If you can avoid the common problems that cause many start-ups to fail, you are increasing the chances of success exponentially. But what are the common pitfalls for start-ups? Let's find out.
Poor Planning & Preparation
If you have failed to plan, you have planned to fail. The biggest reason many start-ups fail to get off the ground is a lack of planning, preparation, and foresight.
It is not just financial planning either, though this is very important. Many businesses fail to take into account their legal responsibilities and liabilities. This is especially true of start-ups that have an international element to their business. The business may be sourcing products from foreign suppliers or selling its products and services to international consumers.
Importing and exporting goods or selling services over international borders can create legal issues that can stop a business in its tracks and add to its expenses.
With the help of companies who offer legal translations, like Rosetta Translation, you can ensure that your business stays up to date with legal requirements in most languages. Their experts can complete legal translations in a number of different languages including Chinese which can help a start-up negotiate legal hurdles as they source suppliers.
Not Enough Resources
A lack of resources, whether financial resources or manpower, is another big reason that start-up businesses fail. It takes a lot of both to begin a successful business, and you will constantly be playing catch up if you do not have the right people and enough capital in place when you start trading.

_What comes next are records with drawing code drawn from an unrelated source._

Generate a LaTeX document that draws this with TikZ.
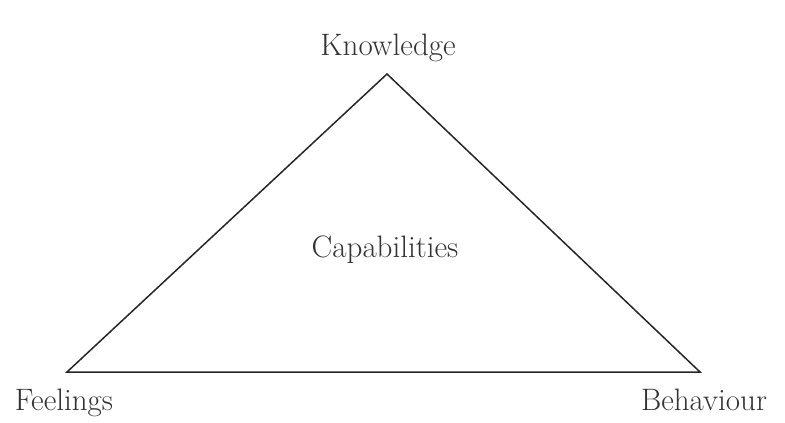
\documentclass[tikz,border=0pt]{standalone}
\begin{document}
\begin{tikzpicture}[x=1pt,y=-1pt,
  lbl/.style={anchor=base,inner sep=0pt,text=black!80,font=\fontsize{31}{37}\selectfont},
  edge/.style={draw=black!85,line width=1.5pt,line join=miter}]
\useasboundingbox (0,0) rectangle (785,423);
\coordinate (K) at (387,74);
\coordinate (F) at (67,372);
\coordinate (B) at (700,372);
\draw[edge] (K) -- (B) -- (F) -- cycle;
\node[lbl] (kn) at (388,55) {Knowledge};
\node[lbl] (fe) at (64,410) {Feelings};
\node[lbl] (be) at (704,410) {Behaviour};
\node[lbl] (ca) at (385,257) {Capabilities};
\end{tikzpicture}
\end{document}
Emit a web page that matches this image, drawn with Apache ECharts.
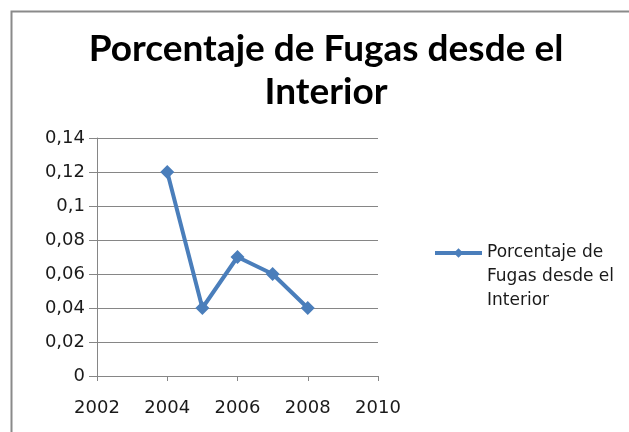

Cash flow causes many start-ups a problem. Without enough cash on hand, they can struggle to pay their bills before customers pay theirs. This can lead them to use temporary overdraft facilities or short-term loans to cover the costs, paying interest on the money they need to operate. This solution never works for a business, as they go from month to month paying off debts that should be behind them.
Without the right manpower, no amount of money can help you. Stretching the workforce, and yourself, to meet targets or honour contracts leads to huge amounts of stress for everyone involved and limits your capacity for growth.
There is no secret formula for working out how much money your business will need in its early days, or what kind of staffing levels it will need to succeed. The best bet is to carefully work out your budget, and then double it. It is better to have too much money than too little.
Being Too Successful
Can success lead to failure? The short and simple answer is yes, it can. If business starts to boom too soon your business can become a victim of its own success. A growing customer base needs a growing business to supply it, and this can be both time-consuming and expensive.
Expanding a business to meet demand is a challenge, especially if it requires expanding your premises or moving to a new one. The increased consumer demand can open the door to new financing options to help, but money is often not the problem; time is.
If customers do not get the products or services they want in a timeframe that suits them, they will move on. This can be deadly to a small business. If people have a bad experience with a business or feel let down by its service, they will tell everyone they know about it. Suddenly the excess demand can begin to disappear just as you have expanded the business enough to meet it.
Outsourcing is a solution to this problem, whether you use it from day one or as the business starts to grow. It helps a business to be more flexible and meet the peaks and troughs of customer demand. It also helps to control expenditure.
Poor Marketing
A big challenge for any business is letting people know about you. Marketing can be done physically, with flyers, posters, by mail, or online on websites or social media. Most businesses rely on a mix of the two, with advertising online slowly gaining a bigger market share as demographics change.
Marketing needs to instil a brand image in the minds of consumers, so they feel like they know and trust you and will go to you when they need your service.
Many start-ups see marketing as a way to save money, taking a do-it-yourself approach, but this is a mistake. If you want your business to succeed you need to place your trust in the experts. It may require a little investment from your business, but good marketing pays for itself very quickly.
Before you start your business up, think about these problems that other businesses before you have faced. If you can avoid these problems or have a plan in place to deal with them, you are maximising your chances of success.